## Description of the task
List every line below containing "this".

········

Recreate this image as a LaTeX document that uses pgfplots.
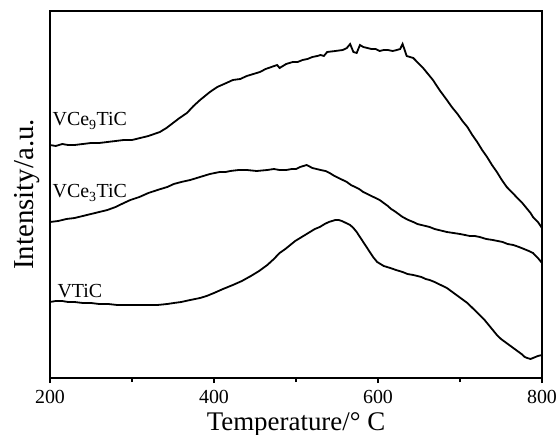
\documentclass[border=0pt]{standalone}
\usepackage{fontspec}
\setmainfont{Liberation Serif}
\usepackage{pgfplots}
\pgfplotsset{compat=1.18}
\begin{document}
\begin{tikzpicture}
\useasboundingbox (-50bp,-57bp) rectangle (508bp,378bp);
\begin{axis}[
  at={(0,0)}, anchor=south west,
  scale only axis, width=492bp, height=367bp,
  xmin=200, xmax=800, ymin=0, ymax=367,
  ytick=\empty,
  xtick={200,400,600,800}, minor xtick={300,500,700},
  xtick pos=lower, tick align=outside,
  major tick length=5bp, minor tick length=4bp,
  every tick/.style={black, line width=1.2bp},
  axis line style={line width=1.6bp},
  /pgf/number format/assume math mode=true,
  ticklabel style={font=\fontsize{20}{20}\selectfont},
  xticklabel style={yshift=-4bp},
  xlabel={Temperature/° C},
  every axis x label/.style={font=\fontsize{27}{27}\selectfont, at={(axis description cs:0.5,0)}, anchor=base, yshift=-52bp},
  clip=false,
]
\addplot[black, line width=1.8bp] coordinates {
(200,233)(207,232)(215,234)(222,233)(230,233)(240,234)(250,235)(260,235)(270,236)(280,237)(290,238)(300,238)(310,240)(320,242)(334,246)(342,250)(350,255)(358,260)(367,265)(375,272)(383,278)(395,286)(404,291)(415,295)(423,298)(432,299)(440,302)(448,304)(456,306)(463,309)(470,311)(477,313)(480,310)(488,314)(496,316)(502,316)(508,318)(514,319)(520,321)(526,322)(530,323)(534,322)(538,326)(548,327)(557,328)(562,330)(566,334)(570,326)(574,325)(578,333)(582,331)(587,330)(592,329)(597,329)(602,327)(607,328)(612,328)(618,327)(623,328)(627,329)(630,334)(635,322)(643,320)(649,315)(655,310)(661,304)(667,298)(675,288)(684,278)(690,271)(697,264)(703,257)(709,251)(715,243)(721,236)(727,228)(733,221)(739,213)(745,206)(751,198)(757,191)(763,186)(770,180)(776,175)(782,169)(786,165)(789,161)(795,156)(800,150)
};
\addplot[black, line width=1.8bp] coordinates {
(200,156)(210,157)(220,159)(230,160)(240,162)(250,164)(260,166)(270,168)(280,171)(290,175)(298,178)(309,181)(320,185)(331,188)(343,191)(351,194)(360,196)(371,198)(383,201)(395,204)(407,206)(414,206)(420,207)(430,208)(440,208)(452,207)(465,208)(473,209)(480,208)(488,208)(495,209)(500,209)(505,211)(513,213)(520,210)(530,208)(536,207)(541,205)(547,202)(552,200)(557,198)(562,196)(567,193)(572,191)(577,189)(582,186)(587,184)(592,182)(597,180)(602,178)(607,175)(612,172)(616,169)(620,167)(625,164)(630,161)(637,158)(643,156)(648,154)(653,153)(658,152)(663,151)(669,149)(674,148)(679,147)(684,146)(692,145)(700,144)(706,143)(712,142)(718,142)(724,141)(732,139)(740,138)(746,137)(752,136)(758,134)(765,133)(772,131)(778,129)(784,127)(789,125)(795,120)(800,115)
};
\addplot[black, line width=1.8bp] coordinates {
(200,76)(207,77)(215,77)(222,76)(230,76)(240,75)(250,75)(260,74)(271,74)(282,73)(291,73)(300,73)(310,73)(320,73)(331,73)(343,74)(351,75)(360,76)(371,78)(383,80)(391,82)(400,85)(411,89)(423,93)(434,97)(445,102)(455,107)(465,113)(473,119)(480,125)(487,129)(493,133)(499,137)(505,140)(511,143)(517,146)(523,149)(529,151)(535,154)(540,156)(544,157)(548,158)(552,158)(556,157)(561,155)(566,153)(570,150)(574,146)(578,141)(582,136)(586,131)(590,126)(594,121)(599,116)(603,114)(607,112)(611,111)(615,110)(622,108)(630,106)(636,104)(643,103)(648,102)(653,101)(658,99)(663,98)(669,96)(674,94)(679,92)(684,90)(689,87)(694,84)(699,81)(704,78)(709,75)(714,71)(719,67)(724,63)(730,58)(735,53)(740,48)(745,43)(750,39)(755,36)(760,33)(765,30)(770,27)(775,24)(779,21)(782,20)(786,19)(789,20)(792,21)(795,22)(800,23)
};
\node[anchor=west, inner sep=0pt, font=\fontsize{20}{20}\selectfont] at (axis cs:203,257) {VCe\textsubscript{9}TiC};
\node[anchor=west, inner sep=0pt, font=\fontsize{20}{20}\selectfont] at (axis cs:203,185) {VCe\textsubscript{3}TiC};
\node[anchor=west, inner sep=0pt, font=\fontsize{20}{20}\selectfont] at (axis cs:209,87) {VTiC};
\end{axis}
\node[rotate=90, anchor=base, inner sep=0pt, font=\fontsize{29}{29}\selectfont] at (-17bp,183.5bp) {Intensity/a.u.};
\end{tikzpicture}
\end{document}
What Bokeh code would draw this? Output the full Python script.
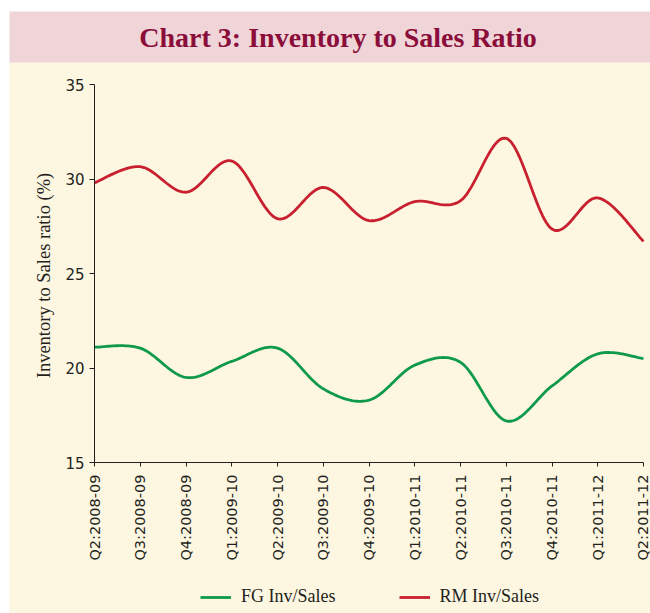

········

## Solution to the problem
Recreate this image as a LaTeX document that uses pgfplots.
What Bokeh code would draw this? Output the full Python script.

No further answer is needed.